§ SHORT PROBLEM: Pick out each line containing the string "this" and copy it.

§ EXTRACTED ENTRIES:
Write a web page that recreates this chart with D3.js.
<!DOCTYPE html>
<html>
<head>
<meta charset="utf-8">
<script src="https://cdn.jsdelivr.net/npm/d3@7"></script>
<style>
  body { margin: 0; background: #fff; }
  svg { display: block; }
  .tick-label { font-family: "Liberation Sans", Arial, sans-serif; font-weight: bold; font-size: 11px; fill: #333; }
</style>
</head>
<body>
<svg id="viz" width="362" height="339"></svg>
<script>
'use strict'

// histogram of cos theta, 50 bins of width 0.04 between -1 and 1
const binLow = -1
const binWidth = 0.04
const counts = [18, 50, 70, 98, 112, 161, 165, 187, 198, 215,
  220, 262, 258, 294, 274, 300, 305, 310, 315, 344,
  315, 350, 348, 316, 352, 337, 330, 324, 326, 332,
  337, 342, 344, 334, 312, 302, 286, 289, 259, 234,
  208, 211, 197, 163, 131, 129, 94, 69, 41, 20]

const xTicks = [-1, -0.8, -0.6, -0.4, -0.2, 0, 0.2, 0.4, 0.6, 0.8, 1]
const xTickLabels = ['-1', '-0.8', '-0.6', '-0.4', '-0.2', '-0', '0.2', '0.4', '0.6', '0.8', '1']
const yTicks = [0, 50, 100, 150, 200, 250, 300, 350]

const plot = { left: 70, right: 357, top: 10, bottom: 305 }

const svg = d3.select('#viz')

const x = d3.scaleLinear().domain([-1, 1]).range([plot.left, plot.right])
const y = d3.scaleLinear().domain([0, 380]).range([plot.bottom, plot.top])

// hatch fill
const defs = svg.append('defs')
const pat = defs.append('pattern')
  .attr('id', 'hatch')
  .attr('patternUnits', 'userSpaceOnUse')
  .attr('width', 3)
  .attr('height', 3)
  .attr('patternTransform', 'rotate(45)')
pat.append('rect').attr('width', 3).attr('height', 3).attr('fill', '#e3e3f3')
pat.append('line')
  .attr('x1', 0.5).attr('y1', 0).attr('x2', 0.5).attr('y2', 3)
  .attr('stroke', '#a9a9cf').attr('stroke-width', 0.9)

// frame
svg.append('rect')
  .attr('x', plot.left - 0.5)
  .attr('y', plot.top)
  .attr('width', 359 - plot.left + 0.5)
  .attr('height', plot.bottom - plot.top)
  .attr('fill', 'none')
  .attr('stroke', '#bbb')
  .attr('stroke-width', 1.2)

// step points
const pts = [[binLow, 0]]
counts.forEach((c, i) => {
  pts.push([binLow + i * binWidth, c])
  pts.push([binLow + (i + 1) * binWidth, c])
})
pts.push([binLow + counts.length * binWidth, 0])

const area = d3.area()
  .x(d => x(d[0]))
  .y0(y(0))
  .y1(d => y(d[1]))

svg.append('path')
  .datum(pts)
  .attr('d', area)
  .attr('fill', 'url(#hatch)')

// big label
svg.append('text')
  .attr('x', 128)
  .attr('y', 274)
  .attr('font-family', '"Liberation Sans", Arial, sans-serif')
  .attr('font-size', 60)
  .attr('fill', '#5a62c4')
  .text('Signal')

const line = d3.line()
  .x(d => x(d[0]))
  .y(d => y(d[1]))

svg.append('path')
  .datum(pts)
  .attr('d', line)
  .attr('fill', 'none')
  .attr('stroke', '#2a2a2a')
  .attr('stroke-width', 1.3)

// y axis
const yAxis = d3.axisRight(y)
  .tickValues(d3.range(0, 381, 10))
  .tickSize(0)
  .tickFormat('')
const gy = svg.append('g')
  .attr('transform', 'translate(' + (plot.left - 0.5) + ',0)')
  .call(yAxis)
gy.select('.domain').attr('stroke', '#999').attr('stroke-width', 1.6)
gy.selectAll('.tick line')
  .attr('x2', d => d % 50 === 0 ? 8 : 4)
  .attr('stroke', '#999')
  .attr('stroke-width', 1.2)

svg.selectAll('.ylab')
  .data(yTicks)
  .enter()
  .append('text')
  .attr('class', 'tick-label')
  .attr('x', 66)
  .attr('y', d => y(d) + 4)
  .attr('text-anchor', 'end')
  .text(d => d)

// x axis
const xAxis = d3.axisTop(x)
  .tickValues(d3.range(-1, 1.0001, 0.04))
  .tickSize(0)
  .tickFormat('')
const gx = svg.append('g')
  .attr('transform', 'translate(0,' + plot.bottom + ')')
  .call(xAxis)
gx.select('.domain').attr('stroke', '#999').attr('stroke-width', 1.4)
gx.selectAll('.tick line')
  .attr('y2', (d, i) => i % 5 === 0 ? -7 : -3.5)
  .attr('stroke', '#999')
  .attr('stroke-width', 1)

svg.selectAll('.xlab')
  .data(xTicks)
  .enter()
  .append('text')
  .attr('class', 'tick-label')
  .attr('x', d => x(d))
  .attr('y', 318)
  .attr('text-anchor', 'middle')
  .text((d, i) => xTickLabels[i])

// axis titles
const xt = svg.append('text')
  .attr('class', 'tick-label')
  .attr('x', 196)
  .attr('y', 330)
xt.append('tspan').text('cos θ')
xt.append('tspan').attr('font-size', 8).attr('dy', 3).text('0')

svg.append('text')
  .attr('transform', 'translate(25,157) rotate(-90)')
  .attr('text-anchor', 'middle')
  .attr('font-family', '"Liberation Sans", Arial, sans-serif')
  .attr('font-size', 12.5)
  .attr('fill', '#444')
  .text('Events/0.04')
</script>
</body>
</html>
* * *
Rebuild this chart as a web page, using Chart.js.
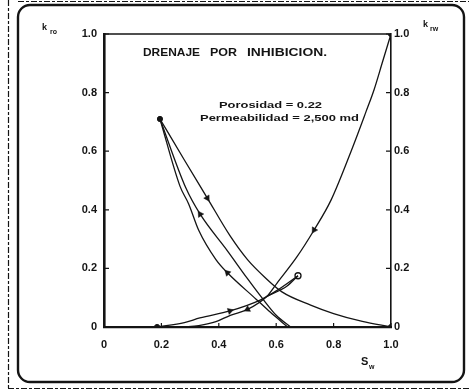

§ RESPONSE TO THE EXERCISE:
Write a web page that recreates this chart with D3.js.
Rebuild this chart as a web page, using Chart.js.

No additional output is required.